В этом смысле особый рисунок национальной традиции составляет оппозицию с общей типологией интернациональных форм, потому что сюжеты сказки, о которых я говорил, очень широко распространены, в известном смысле интернациональны, а национальные культурные формы специфичны. Частное специфично, всеобщее единообразно. Вообще один и тот же факт может быть разным изучаемым предметом в зависимости от целей исследования.
Еще пример. В собрании Афанасьева есть сказка, изложенная в двух сюжетных вариантах. В первом рассказывается, как некий пахарь нашел камень-самоцвет, по совету старика-соседа понес находку царю и попросил встретившегося по дороге генерала провести его во дворец. Генерал потребовал за это половину предполагаемой награды. Пахарь согласился, пришел к царю, отдал самоцвет, но в качестве награды выбрал порку розгами. Его высекли лишь для виду, генерала же в наказание за лихоимство — в полную силу.
Согласно другому тексту, солдат нашел перстень, ранее потерянный царем, и отправился с ним во дворец. По дороге он встретил какого-то «дежурного», и тот согласился проводить его к царю, но запросил половину награды, да еще и расписку взял. Далее действие развивается, как в предыдущем рассказе, только герой здесь вообще не успевает получить свою порцию розог. Когда он спускает штаны, из них выпадает расписка — так становится известно о вымогателе, которого наказывают, а героя награждают.
Это очень близкие варианты одного сюжета. Однако героем в первом случае является пахарь, во втором — солдат, а антигероем в одном случае — генерал, в другом — некий «дежурный», скорее всего, имеется в виду человек из дворцовой обслуги. Понятно, что сюжетная линия неизменна, но социальные роли персонажей (пахарь-солдат, генерал-слуга) различаются достаточно сильно. Для сказки эти различия нерелевантны. Ее интересует только то, что один имеет относительно низкий социальный статус, а положение другого позволяет получить аудиенцию у царской особы, и будь он вельможей, генералом или слугой — это уже неважно. Однако стоит сделать шаг за пределы фольклорного текста, эти социальные характеристики оказываются для персонажей определяющими. Адекватность представления о предмете обусловлена целями исследования и языком описания. Вероятно, вне подобных целей никакого адекватного описания просто не существует.
Теперь второй момент, также касающийся культурно-антропологических дисциплин. В значительном количестве случаев ученый имеет дело с предметом, в той или иной степени удаленным от него культурной, социальной, исторической, этнической, языковой дистанцией. В первую очередь, конечно, это относится к изучению «экзотических» культур.
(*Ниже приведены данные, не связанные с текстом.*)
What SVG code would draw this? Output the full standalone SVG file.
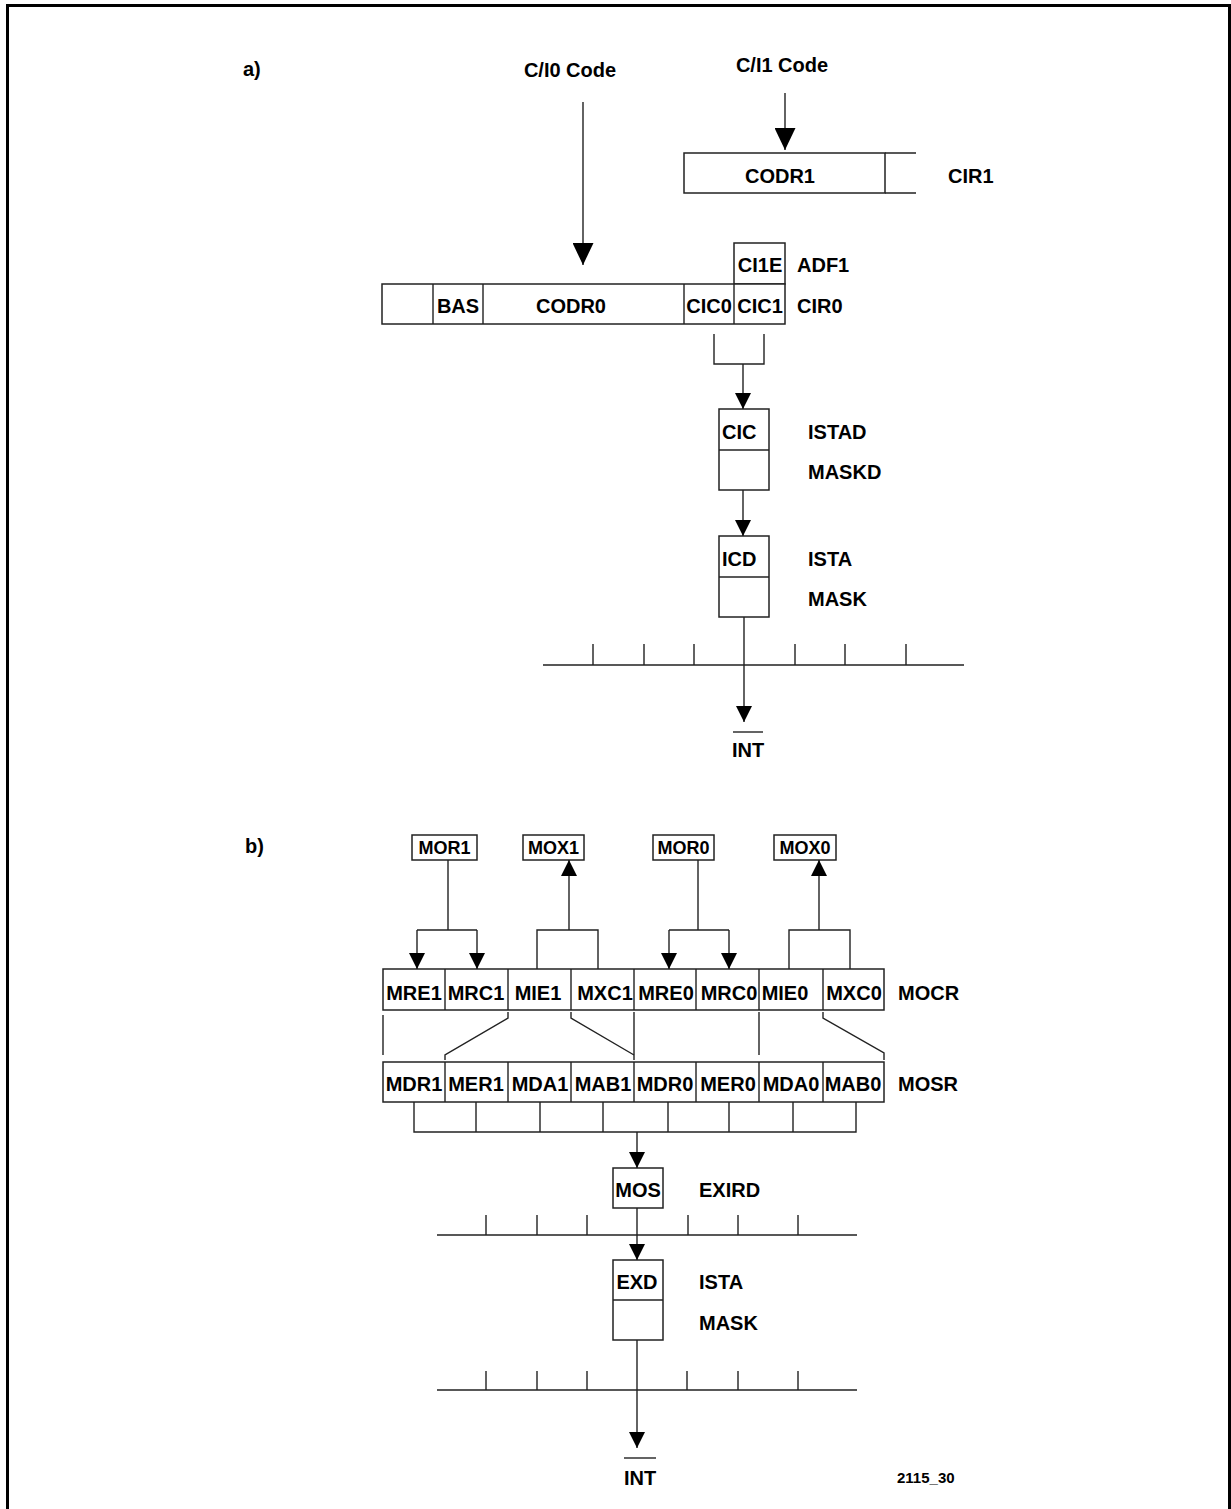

В эпоху Великих географических открытий, когда европейцы столкнулись с аборигенами Нового света, это оказалось весьма чувствительным культурным шоком, поскольку увиденное слишком сильно выходило за рамки известного ранее. Практически встает проблема понимания исследователем любой изучаемой культуры, в том числе, как ни странно, даже своей. Например, согласно романтическим концепциям, фольклор — это то, что существует в деревне, где сохранилась «подлинно своя» национальная культура, а культура, к которой принадлежит сам исследователь, то есть городская, книжная, — это культура неавтохтонная, гораздо более космополитическая и менее национальная. Тем не менее эта «подлинно своя» деревенская устная культура в очень большой степени является для исследователя чужой, тогда как городская традиция, «испорченная» чуждым влиянием, оказывается своей.
Болезненной остается проблема интерпретации исследователем другой культуры, как и вопрос получения объективного этнологического знания; острыми являются и дискуссии об отношениях «субъект — объект наблюдения».
Для изучения чужой культуры и поныне используются те познавательные матрицы, которые отработаны на культуре «своей». Сказать, что это всегда ложный путь, нельзя — просто потому, что язык описания, предлагаемый описанием своей культуры, постепенно интернационализируется и становится метаязыком. Все слова, с помощью которых мы обозначаем, например, литературные или фольклорные жанры, такие, как эпос, миф и так далее, были когда-то словами одного национального языка, одной национальной культуры. Других практически и не существует. Это с одной стороны.